3.      After the cooling-off period has ended, [include if applicable— and you have not withdrawn your application under any subject to finance rights], there are limitations on your ability to get out of this timeshare and there is no guarantee that you will be able to sell it to another person or get any money back.

4.      Timeshares are not an investment and you should not expect any financial return from a timeshare. You are buying an interest in a managed investment scheme for recreational use [include if applicable— and not buying real property].”.

 

 

 


 

Schedule 4—Amendments

ASIC Class Order [CO 13/760] Financial requirements for responsible entities and operators of investor directed portfolio services

1        Paragraph 4 (notional subsection 912AA(11) of the Act)
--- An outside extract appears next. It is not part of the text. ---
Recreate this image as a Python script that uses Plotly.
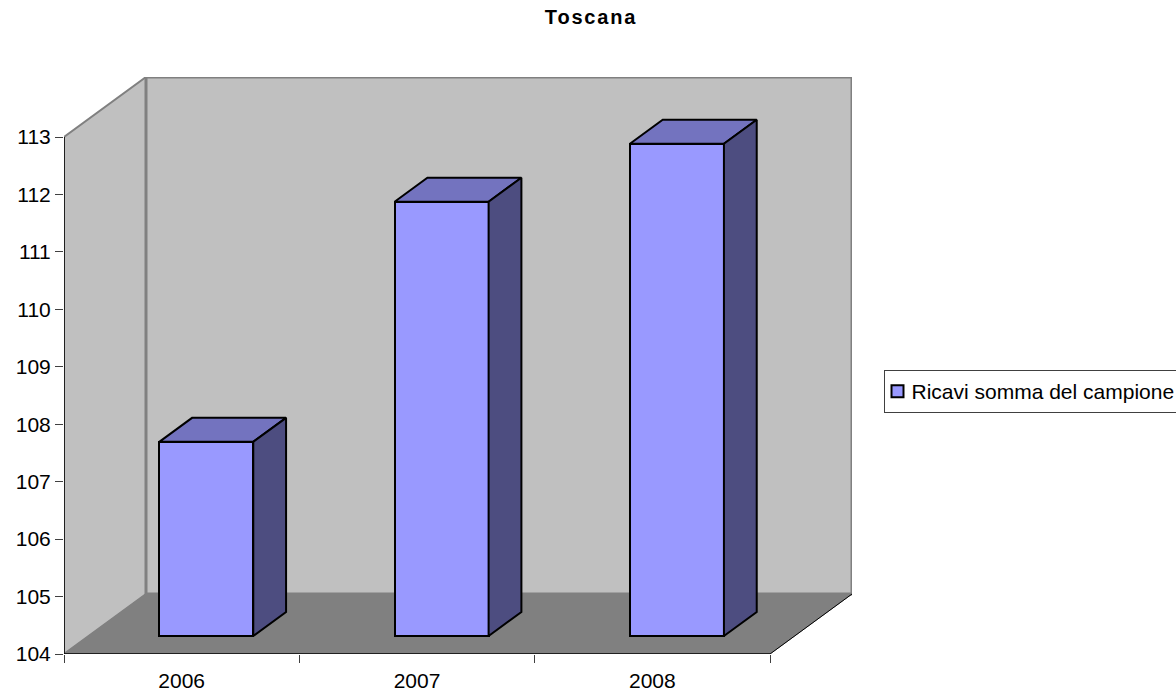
import plotly.graph_objects as go

# Chart contents
TITLE = "Toscana"
SERIES_NAME = "Ricavi somma del campione"
YEARS = ["2006", "2007", "2008"]
RICAVI = [107.38, 111.56, 112.57]
Y_TICKS = [104, 105, 106, 107, 108, 109, 110, 111, 112, 113]

# Oblique projection of the pseudo-3D box, in axis units
WIDTH, HEIGHT = 1176, 694
LEFT_PX, RIGHT_PX = 64, 770
BOTTOM_PX, TOP_PX = 654, 137
PX_PER_CAT = (RIGHT_PX - LEFT_PX) / len(YEARS)
PX_PER_VAL = (BOTTOM_PX - TOP_PX) / (Y_TICKS[-1] - Y_TICKS[0])
DEPTH_DX = 82 / PX_PER_CAT
DEPTH_DY = 60 / PX_PER_VAL
BAR_WIDTH = 94 / PX_PER_CAT
BAR_NEAR = 0.30   # where the bar starts along the depth of the floor
BAR_FAR = 0.70    # where the bar ends along the depth of the floor

Y0, Y1 = Y_TICKS[0], Y_TICKS[-1]
N = len(YEARS)

WALL = "#C0C0C0"
FLOOR = "#808080"
EDGE = "#808080"
BAR_FRONT = "#9999FF"
BAR_TOP = "#7373BF"
BAR_SIDE = "#4D4D80"


def project(x, y, depth):
    """Shift a point (x, y) back by a fraction of the box depth."""
    return x + depth * DEPTH_DX, y + depth * DEPTH_DY


def face_path(points):
    coords = [project(*p) for p in points]
    return "M" + "L".join(f"{x},{y}" for x, y in coords) + "Z"


def box_shape(points, fill, line_color, line_width):
    return dict(type="path", path=face_path(points), xref="x", yref="y", layer="below",
                fillcolor=fill, line=dict(color=line_color, width=line_width))


def edge_shape(p, q, color, width):
    (x0, y0), (x1, y1) = project(*p), project(*q)
    return dict(type="line", x0=x0, y0=y0, x1=x1, y1=y1, xref="x", yref="y", layer="below",
                line=dict(color=color, width=width))


def polygon(xs, ys, fill):
    return go.Scatter(
        x=xs + xs[:1], y=ys + ys[:1], mode="lines", fill="toself", fillcolor=fill,
        line=dict(color="#000000", width=2), showlegend=False, hoverinfo="skip",
    )


fig = go.Figure()

# Back wall, side wall and floor sit beneath the bars
box = [
    box_shape([(0, Y0, 0), (0, Y0, 1), (0, Y1, 1), (0, Y1, 0)], WALL, EDGE, 2),
    box_shape([(0, Y0, 1), (N, Y0, 1), (N, Y1, 1), (0, Y1, 1)], WALL, EDGE, 3),
    box_shape([(0, Y0, 0), (N, Y0, 0), (N, Y0, 1), (0, Y0, 1)], FLOOR, FLOOR, 1),
    edge_shape((N, Y0, 0), (N, Y0, 1), "#000000", 1),
    edge_shape((0, Y0, 0), (N, Y0, 0), "#000000", 1.5),
    edge_shape((0, Y0, 0), (0, Y1, 0), "#000000", 1.5),
]

# Front faces are the real bar series; top and side faces follow from the same values
centers = [i + 0.5 for i in range(N)]
fig.add_trace(go.Bar(
    x=[project(c, Y0, BAR_NEAR)[0] for c in centers],
    y=[v - Y0 for v in RICAVI],
    base=[project(c, Y0, BAR_NEAR)[1] for c in centers],
    width=BAR_WIDTH,
    name=SERIES_NAME,
    marker=dict(color=BAR_FRONT, line=dict(color="#000000", width=2)),
    hoverinfo="skip",
))

for c, v in zip(centers, RICAVI):
    l, r = c - BAR_WIDTH / 2, c + BAR_WIDTH / 2
    top = [project(l, v, BAR_NEAR), project(r, v, BAR_NEAR),
           project(r, v, BAR_FAR), project(l, v, BAR_FAR)]
    fig.add_trace(polygon([p[0] for p in top], [p[1] for p in top], BAR_TOP))
    side = [project(r, Y0, BAR_NEAR), project(r, Y0, BAR_FAR),
            project(r, v, BAR_FAR), project(r, v, BAR_NEAR)]
    fig.add_trace(polygon([p[0] for p in side], [p[1] for p in side], BAR_SIDE))

x_max = N + DEPTH_DX
y_max = Y1 + DEPTH_DY
fig.update_layout(
    width=WIDTH, height=HEIGHT, autosize=False,
    margin=dict(l=0, r=0, t=0, b=0, autoexpand=False),
    paper_bgcolor="#FFFFFF", plot_bgcolor="#FFFFFF",
    font=dict(family="Liberation Sans, Arial, sans-serif", size=21, color="#000000"),
    title=dict(text=f"<b>{TITLE}</b>", x=591 / WIDTH, xanchor="center",
               y=1 - 17 / HEIGHT, yanchor="middle",
               font=dict(size=20, color="#000000")),
    shapes=box,
    xaxis=dict(
        domain=[LEFT_PX / WIDTH, (LEFT_PX + x_max * PX_PER_CAT) / WIDTH],
        range=[0, x_max], showgrid=False, zeroline=False, showline=False,
        tickmode="array", tickvals=centers, ticktext=YEARS, ticks="", ticklen=0,
        ticklabelstandoff=12, tickfont=dict(size=21),
        minor=dict(tickmode="array", tickvals=list(range(N + 1)), ticks="outside",
                   ticklen=8, tickcolor="#404040", tickwidth=1, showgrid=False),
        anchor="y", fixedrange=True,
    ),
    yaxis=dict(
        domain=[(HEIGHT - BOTTOM_PX) / HEIGHT,
                (HEIGHT - BOTTOM_PX + (y_max - Y0) * PX_PER_VAL) / HEIGHT],
        range=[Y0, y_max], showgrid=False, zeroline=False, showline=False,
        tickmode="array", tickvals=Y_TICKS, ticks="outside", ticklen=8,
        tickcolor="#404040", tickwidth=1, tickfont=dict(size=21),
        anchor="x", fixedrange=True,
    ),
    legend=dict(
        x=883.5 / WIDTH, y=1 - 370 / HEIGHT, xanchor="left", yanchor="top",
        bgcolor="#FFFFFF", bordercolor="#404040", borderwidth=1,
        indentation=-7, font=dict(size=21),
    ),
    showlegend=True,
    bargap=0,
)

# Open up the title's letter spacing and pull the legend label towards its swatch
fig.write_html(
    "out.html",
    config=dict(displayModeBar=False),
    post_script=(
        "document.querySelector('.gtitle').style.letterSpacing='1.8px';"
        "var t=document.querySelector('.legendtext');"
        "t.setAttribute('x',parseFloat(t.getAttribute('x'))-6);"
    ),
)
Omit paragraph (g) of the definition of special custody assets, substitute:

(g)     for a registered time-sharing scheme:

(i)      levies held in an account with an Australian ADI styled as a trust account that is audited annually by a registered company auditor where the report from the auditor is provided to the responsible entity’s board or compliance committee and states that in the auditor’s opinion the account has been operated in accordance with the trust; and

(ii)     cash held in an account with:

(A)        an Australian ADI; or

(B)    a body formed or incorporated outside of Australia which is authorised to accept deposits and is prudentially regulated by a government or agency of a government in relation to its deposit taking activities in the jurisdiction the deposits are made;

and styled as a trust account that is audited annually by a registered company auditor (or a foreign equivalent to a registered company auditor for an account held under sub-subparagraph (ii)(B)) where the report from the auditor is provided to the responsible entity’s board or compliance committee and states that in the auditor’s opinion the account has been operated in accordance with the trust; and

(iii)    general insurance products relating to real property and other assets of a time-sharing scheme; and

(iv)    interests in real property; and

(v)     interests in other registered time-sharing schemes and interests in time-sharing schemes that are exempt from complying with section 601ED where the holding of these assets is to be audited by a registered company auditor annually and a report from the auditor is provided to the responsible entity and states that in the auditor’s opinion the assets have been held in accordance with the constitution for the registered time-sharing scheme; and

(vi)    interests in other time-sharing schemes established outside this jurisdiction that the responsible entity reasonably considers, for documented reasons, is subject to adequate regulation under foreign law where the holding of these assets is to be audited by a registered company auditor (or a foreign equivalent to a registered company auditor) annually and a report from the auditor is provided to the responsible entity’s board or compliance committee and states that in the auditor’s opinion the assets have been held in accordance with the constitution for the registered time-sharing scheme.

2        Paragraph 7

After the paragraph, insert:

7A.   The amendments made by Schedule 4 to the ASIC Corporations (Amendment) Instrument 2020/1064 (amending instrument) apply in relation to a financial services licensee that is the responsible entity of a registered time-sharing scheme on and from the earlier of:

(a)     the date specified in an election made by the licensee under paragraph 7B; and

(b)     30 September 2021.

7B.    A financial services licensee that is the responsible entity of a registered time-sharing scheme makes an election for the purposes of subparagraph 7A(a) if the licensee makes a written record that records:

(a)     that the amendments made by Schedule 4 to the amending instrument will apply to the licensee on and from a specified date (not being a date before the record is made); and

(b)     the date the record is made.

Note 1: An election under paragraph 7B cannot be withdrawn.

Note 2: An election under paragraph 7B will apply in relation to all registered time-sharing schemes of which the licensee is responsible entity.